Tennessee governor’s delay in issuing stay-at-home order means thousands more will die, physicians warn

By Warren Duzak
2 April 2020

Tennessee Gov. Bill Lee finally reacted to calls by state physicians and national and world health care officials, issuing a mandatory state-at-home order to fight the spread of the COVID-19 virus in the state.

Lee’s anemic “safer at home” order went into effect at one minute before midnight, Tuesday, March 31, and will last until April 14. Nonessential businesses will remain closed, but state residents were told only to stay home “as much as possible.”

Lee “maintained his continued resistance to adopting stronger social distancing measures taken by other states,” Associated Press reported.

“This is not a mandated shelter in place order, but it is a strong urging for Tennesseans to stay at home,” Lee said during his daily media briefing. “I personally believe that with personal liberty comes personal responsibility.”

As of Monday, state health officials reported 1,834 cases in the state resulting in 148 hospitalizations and 13 deaths.

Lee, a Republican and Trump supporter, advocate of charter schools, and multimillion-dollar businessman is no doubt under intense pressure from groups like the Chamber of Commerce to provide workers for businesses, no matter the cost to the working class.

Reaction from the medical community was quick and negative, often almost unbelieving that after calls for shelter-in-place measures from the World Health Organization (WHO), the Centers for Disease Control (CDC), the Tennessee Medical Association (TMA) and thousands of physicians, Lee would issue such a spineless and harmful order.

“Thousands of Tennessee doctors have been urging Gov. Lee to take shelter at home measures to help fight the spread of COVID-19,” News Channel 5 reported after Lee’s Monday press conference announcing the order. “However, these same doctors are calling out the newest executive order, saying the measures are “not enough,” even questioning “How many deaths will it take for Governor Lee to listen to health experts?”

“This order doesn’t go far enough to save lives and keep Tennesseans in their homes,” Dr. Aaron Milstone told News Channel 5. “Gov. Lee’s weak leadership has created confusion, and that in turn is undermining the strong, early steps many of our cities’ mayors took to protect families. Now some Tennesseans are separating from others, but many ARE NOTand this means this virus keeps spreading. Urging separation is not enough” (emphasis in the original).

The station’s reporting that the Tennessee Health Department suggested using swim goggles, plastic garbage bags, bandanas, diapers and even “layers of tissue and gauze” as substitutes for protective clothing prompted Lee to deny that there were any shortages.

“You know you hear about a lot of makeshift things happening, but there’s not makeshift stuff happening in our state yet,” Lee told the public.
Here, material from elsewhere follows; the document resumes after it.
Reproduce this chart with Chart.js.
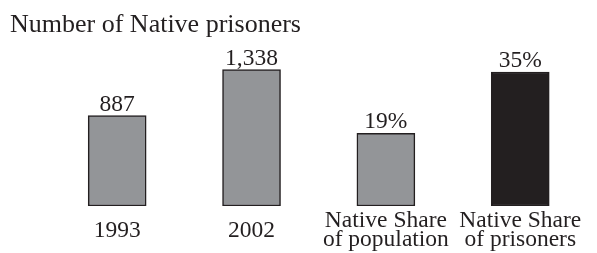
<!DOCTYPE html>
<html>
<head>
<meta charset="utf-8">
<script src="https://cdn.jsdelivr.net/npm/chart.js@4"></script>
<style>
html, body { margin: 0; padding: 0; background: #fff; }
</style>
</head>
<body>
<canvas id="prisonChart" width="597" height="253"></canvas>
<script>
// chart values
const categories = [['1993'], ['2002'], ['Native Share', 'of population'], ['Native Share', 'of prisoners']];
const prisonerCounts = [887, 1338, null, null];
const sharePercents = [null, null, 19, 35];
const titleText = 'Number of Native prisoners';

const serif = '"Liberation Serif", "Times New Roman", serif';
const ink = '#231f20';
const grey = '#939598';

// draws the number above each bar
const valueLabels = {
    id: 'valueLabels',
    afterDatasetsDraw(chart) {
        const ctx = chart.ctx;
        ctx.save();
        ctx.font = '23.5px ' + serif;
        ctx.fillStyle = ink;
        ctx.textAlign = 'center';
        ctx.textBaseline = 'alphabetic';
        chart.data.datasets.forEach((ds, di) => {
            chart.getDatasetMeta(di).data.forEach((bar, i) => {
                const v = ds.data[i];
                if (v === null || v === undefined) return;
                const text = di === 0 ? v.toLocaleString('en-US') : v + '%';
                ctx.fillText(text, bar.x, bar.y - 5);
            });
        });
        ctx.restore();
    }
};

const ctx = document.getElementById('prisonChart').getContext('2d');
new Chart(ctx, {
    type: 'bar',
    data: {
        labels: categories,
        datasets: [{
            label: 'Prisoners',
            data: prisonerCounts,
            yAxisID: 'y',
            backgroundColor: grey,
            borderColor: ink,
            borderWidth: 1.5,
            borderSkipped: false,
            barThickness: 58,
            grouped: false
        }, {
            label: 'Share',
            data: sharePercents,
            yAxisID: 'y2',
            backgroundColor: [grey, grey, grey, ink],
            borderColor: ink,
            borderWidth: 1.5,
            borderSkipped: false,
            barThickness: 58,
            grouped: false
        }]
    },
    options: {
        responsive: false,
        animation: false,
        devicePixelRatio: 1,
        layout: { padding: { left: 10, right: 6, top: 0, bottom: 0 } },
        plugins: {
            legend: { display: false },
            tooltip: { enabled: false },
            title: {
                display: true,
                text: titleText,
                align: 'start',
                color: ink,
                font: { family: serif, size: 26, weight: 'normal' },
                padding: { top: 10, bottom: 9 }
            }
        },
        scales: {
            x: {
                grid: { display: false, drawTicks: false },
                border: { display: false },
                ticks: {
                    color: ink,
                    font: { family: serif, size: 23.5, lineHeight: 0.8 },
                    crossAlign: 'center',
                    padding: 15,
                    maxRotation: 0,
                    autoSkip: false
                },
                afterFit: s => { s.height = 47; }
            },
            y: {
                min: 0,
                max: 1529,
                grid: { display: false, drawTicks: false },
                border: { display: false },
                ticks: { display: false },
                afterFit: s => { s.width = 40; }
            },
            y2: {
                min: 0,
                max: 40.7,
                position: 'right',
                display: false
            }
        }
    },
    plugins: [valueLabels]
});
</script>
</body>
</html>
The station responded: “In fact, News Channel 5 obtained pictures showing how health professionals in Tennessee are already using makeshift equipment to protect themselves in order to conserve the good supplies for an expected wave of coronavirus cases.”

It added: “During Monday’s press briefing, Lee’s office refused to allow ‘News Channel 5 Investigates’ to ask questions—such as why it took him so long to follow the doctors’ recommendations.”

Lee still provided a convoluted statement for the gathered media.

“I have said that I have sought discernment to identify the right decision at the right time for the right place,” Lee said.

Milstone, a Franklin critical care physician, has been leading the campaign to pressure the governor.

According to Milstone, epidemiology models predict a statewide stay-at-home order could potentially save thousands of lives.

“The only tactic guaranteed to slow the spread of the virus and mitigate both the strain on our health care supplies and workers, while protecting lives, is the stay at home order Governor Lee should have enacted over a week ago,” Milstone said in a media statement.

“Yes, he does NOT go far enough.,” a retired Tennessee pulmonary/intensive care unit doctor told the WSWS. “[He] should have issued a real shelter-in-place order instead of this stuttering ‘let’s close this, then close that’ approach. Crowds are still gathering at churches and clustering in public places.

“A clear directive, with some enforcement—padlocking churches, for example—would be far more effective at ‘flattening the curve’ and would also demonstrate an understanding of the principles of leadership. It’s better to bite the bullet than to just keep nibbling at it over weeks. And yes, people in Tennessee will unnecessarily die because of his lack of direction.”

In times of disaster and stress many religious people turn to their beliefs for comfort. No one should be barred or discriminated against for holding religious beliefs and they must be protected.

However, there have been several reports of evangelical Christian churches holding religious services violating both government restrictions on the size of gatherings and the laws of science and medicine. These meetings should cease, with arrangements made for online services and other methods of keeping congregations connected. As with urging the population not to gather at sporting events and entertainment venues, religious gatherings should be discouraged and shut down, which should not require the use of padlocks.